**Your goal**: Line by line, repeat the data below exactly, beginning at the first line and ending at the line with "y0=py(r1), y1=py(r3), line=dict(color=TABLE, width=2)))". Omit pictures.

**Given information**:
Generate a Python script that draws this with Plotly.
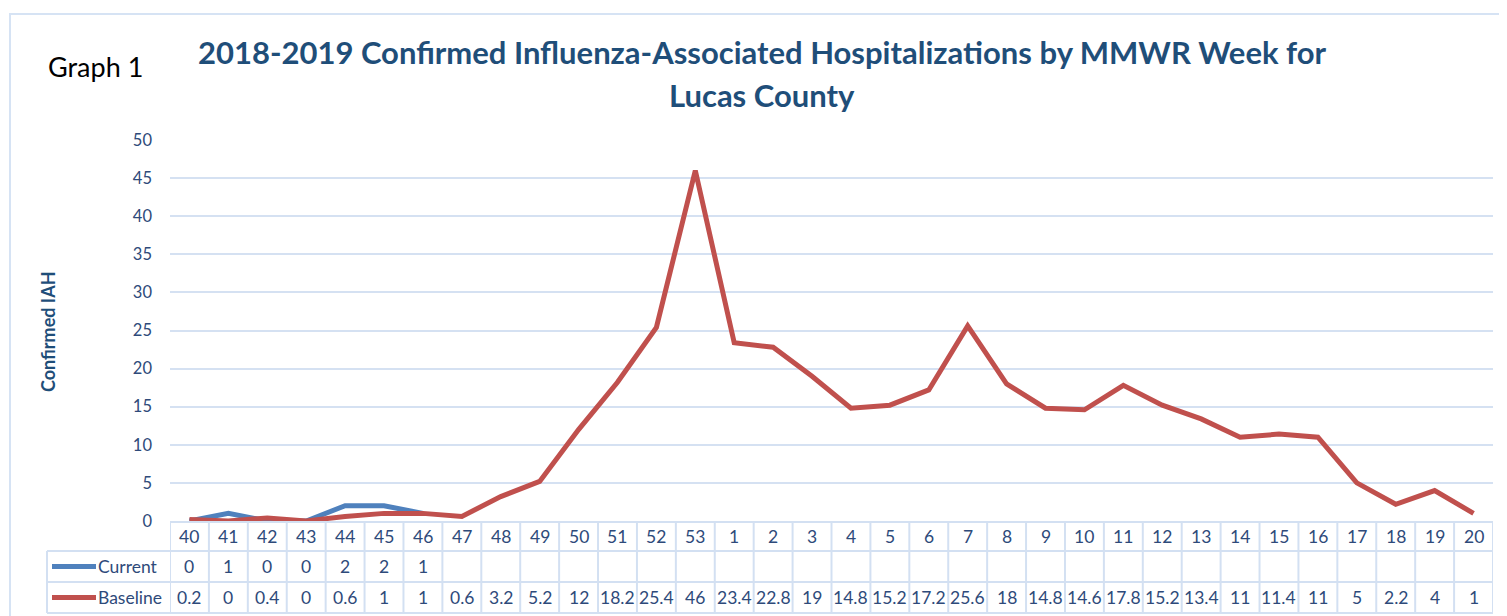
import plotly.graph_objects as go

weeks = ["40", "41", "42", "43", "44", "45", "46", "47", "48", "49", "50", "51", "52", "53",
         "1", "2", "3", "4", "5", "6", "7", "8", "9", "10", "11", "12", "13", "14", "15", "16",
         "17", "18", "19", "20"]
current = [0, 1, 0, 0, 2, 2, 1]
baseline = [0.2, 0, 0.4, 0, 0.6, 1, 1, 0.6, 3.2, 5.2, 12, 18.2, 25.4, 46, 23.4, 22.8, 19,
            14.8, 15.2, 17.2, 25.6, 18, 14.8, 14.6, 17.8, 15.2, 13.4, 11, 11.4, 11, 5, 2.2, 4, 1]
y_ticks = [0, 5, 10, 15, 20, 25, 30, 35, 40, 45, 50]

OFF = 8  # page body margin
W, H = 1507 - OFF, 616 - OFF
def px(x):
    return (x - OFF) / W
def py(y):
    return 1 - (y - OFF) / H

BLUE = "#4F81BD"
RED = "#C0504D"
TXT = "#2E4A7A"
GRID = "#D5E1F2"
TABLE = "#D3E0F2"
FONT = "Lato"
CELL_SIZE = 17.5

n = len(weeks)
idx = list(range(n))

fig = go.Figure()
fig.add_trace(go.Scatter(x=idx[:len(current)], y=current, mode="lines", name="Current",
                         line=dict(color=BLUE, width=5), showlegend=False))
fig.add_trace(go.Scatter(x=idx, y=baseline, mode="lines", name="Baseline",
                         line=dict(color=RED, width=5), showlegend=False))

hdr_top, r1, r2, r3 = 522, 551, 582, 613
leg_left = 47

shapes = []
ann = []
shapes.append(dict(type="line", xref="x", yref="paper", x0=-0.5, x1=n - 0.5,
                   y0=py(hdr_top), y1=py(hdr_top), line=dict(color=TABLE, width=2)))
for yy in (r1, r2, r3):
    shapes.append(dict(type="line", xref="paper", yref="paper", x0=px(leg_left), x1=px(1493),
                       y0=py(yy), y1=py(yy), line=dict(color=TABLE, width=2)))
for i in range(n + 1):
    shapes.append(dict(type="line", xref="x", yref="paper", x0=i - 0.5, x1=i - 0.5,
                       y0=py(hdr_top), y1=py(r3), line=dict(color=TABLE, width=2)))
shapes.append(dict(type="line", xref="paper", yref="paper", x0=px(leg_left), x1=px(leg_left),
                   y0=py(r1), y1=py(r3), line=dict(color=TABLE, width=2)))

def cy(a, b):
    return py((a + b) / 2)

def cell(i, yv, text):
    return dict(x=i, y=yv, xref="x", yref="paper", text=text, showarrow=False,
                xanchor="center", yanchor="middle",
                font=dict(family=FONT, size=CELL_SIZE, color=TXT))

for i, w in enumerate(weeks):
    ann.append(cell(i, cy(hdr_top, r1), w))
for i, v in enumerate(current):
    ann.append(cell(i, cy(r1, r2), f"{v:g}"))
for i, v in enumerate(baseline):
    ann.append(cell(i, cy(r2, r3), f"{v:g}"))

for (a, b, col, name) in ((r1, r2, BLUE, "Current"), (r2, r3, RED, "Baseline")):
    shapes.append(dict(type="line", xref="paper", yref="paper", x0=px(52), x1=px(96),
                       y0=cy(a, b), y1=cy(a, b), line=dict(color=col, width=5)))
    ann.append(dict(x=px(96), y=cy(a, b), xref="paper", yref="paper", text=name, showarrow=False,
                    xanchor="left", yanchor="middle",
                    font=dict(family=FONT, size=CELL_SIZE, color=TXT)))

# outer border
shapes.append(dict(type="rect", xref="paper", yref="paper", x0=px(10), x1=px(1530),
                   y0=py(660), y1=py(14), line=dict(color="#D6E3F4", width=2)))

title_font = dict(family=FONT, size=31, color="#1F4E79")
ann.append(dict(x=px(762), y=py(52), xref="paper", yref="paper", showarrow=False,
                xanchor="center", yanchor="middle",
                text="<b>2018-2019 Confirmed Influenza-Associated Hospitalizations by MMWR Week for</b>",
                font=title_font))
ann.append(dict(x=px(762), y=py(95), xref="paper", yref="paper", showarrow=False,
                xanchor="center", yanchor="middle", text="<b>Lucas County</b>", font=title_font))
ann.append(dict(x=px(46), y=py(67), xref="paper", yref="paper", showarrow=False,
                xanchor="left", yanchor="middle",
                text="Graph 1", font=dict(family=FONT, size=27, color="#000000")))
ann.append(dict(x=px(48), y=py(332), xref="paper", yref="paper", showarrow=False, textangle=-90,
                xanchor="center", yanchor="middle",
                text="<b>Confirmed IAH</b>", font=dict(family=FONT, size=18, color="#1F4E79")))

fig.update_layout(
    template="none",
    width=W, height=H, autosize=False,
    margin=dict(l=0, r=0, t=0, b=0, pad=0),
    paper_bgcolor="white", plot_bgcolor="white",
    shapes=shapes, annotations=ann,
    xaxis=dict(domain=[px(170), px(1493)], range=[-0.5, n - 0.5], showticklabels=False,
               showgrid=False, zeroline=False, showline=False, ticks="", automargin=False),
    yaxis=dict(domain=[py(521), py(140)], range=[0, 50], tickvals=y_ticks,
               showgrid=True, gridcolor=GRID, gridwidth=2, zeroline=False, showline=False,
               ticks="", ticklabelstandoff=17, automargin=False,
               tickfont=dict(family=FONT, size=16.5, color=TXT)),
)

fig.write_html("out.html")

**Solution**:
Generate a Python script that draws this with Plotly.
import plotly.graph_objects as go

weeks = ["40", "41", "42", "43", "44", "45", "46", "47", "48", "49", "50", "51", "52", "53",
         "1", "2", "3", "4", "5", "6", "7", "8", "9", "10", "11", "12", "13", "14", "15", "16",
         "17", "18", "19", "20"]
current = [0, 1, 0, 0, 2, 2, 1]
baseline = [0.2, 0, 0.4, 0, 0.6, 1, 1, 0.6, 3.2, 5.2, 12, 18.2, 25.4, 46, 23.4, 22.8, 19,
            14.8, 15.2, 17.2, 25.6, 18, 14.8, 14.6, 17.8, 15.2, 13.4, 11, 11.4, 11, 5, 2.2, 4, 1]
y_ticks = [0, 5, 10, 15, 20, 25, 30, 35, 40, 45, 50]

OFF = 8  # page body margin
W, H = 1507 - OFF, 616 - OFF
def px(x):
    return (x - OFF) / W
def py(y):
    return 1 - (y - OFF) / H

BLUE = "#4F81BD"
RED = "#C0504D"
TXT = "#2E4A7A"
GRID = "#D5E1F2"
TABLE = "#D3E0F2"
FONT = "Lato"
CELL_SIZE = 17.5

n = len(weeks)
idx = list(range(n))

fig = go.Figure()
fig.add_trace(go.Scatter(x=idx[:len(current)], y=current, mode="lines", name="Current",
                         line=dict(color=BLUE, width=5), showlegend=False))
fig.add_trace(go.Scatter(x=idx, y=baseline, mode="lines", name="Baseline",
                         line=dict(color=RED, width=5), showlegend=False))

hdr_top, r1, r2, r3 = 522, 551, 582, 613
leg_left = 47

shapes = []
ann = []
shapes.append(dict(type="line", xref="x", yref="paper", x0=-0.5, x1=n - 0.5,
                   y0=py(hdr_top), y1=py(hdr_top), line=dict(color=TABLE, width=2)))
for yy in (r1, r2, r3):
    shapes.append(dict(type="line", xref="paper", yref="paper", x0=px(leg_left), x1=px(1493),
                       y0=py(yy), y1=py(yy), line=dict(color=TABLE, width=2)))
for i in range(n + 1):
    shapes.append(dict(type="line", xref="x", yref="paper", x0=i - 0.5, x1=i - 0.5,
                       y0=py(hdr_top), y1=py(r3), line=dict(color=TABLE, width=2)))
shapes.append(dict(type="line", xref="paper", yref="paper", x0=px(leg_left), x1=px(leg_left),
                   y0=py(r1), y1=py(r3), line=dict(color=TABLE, width=2)))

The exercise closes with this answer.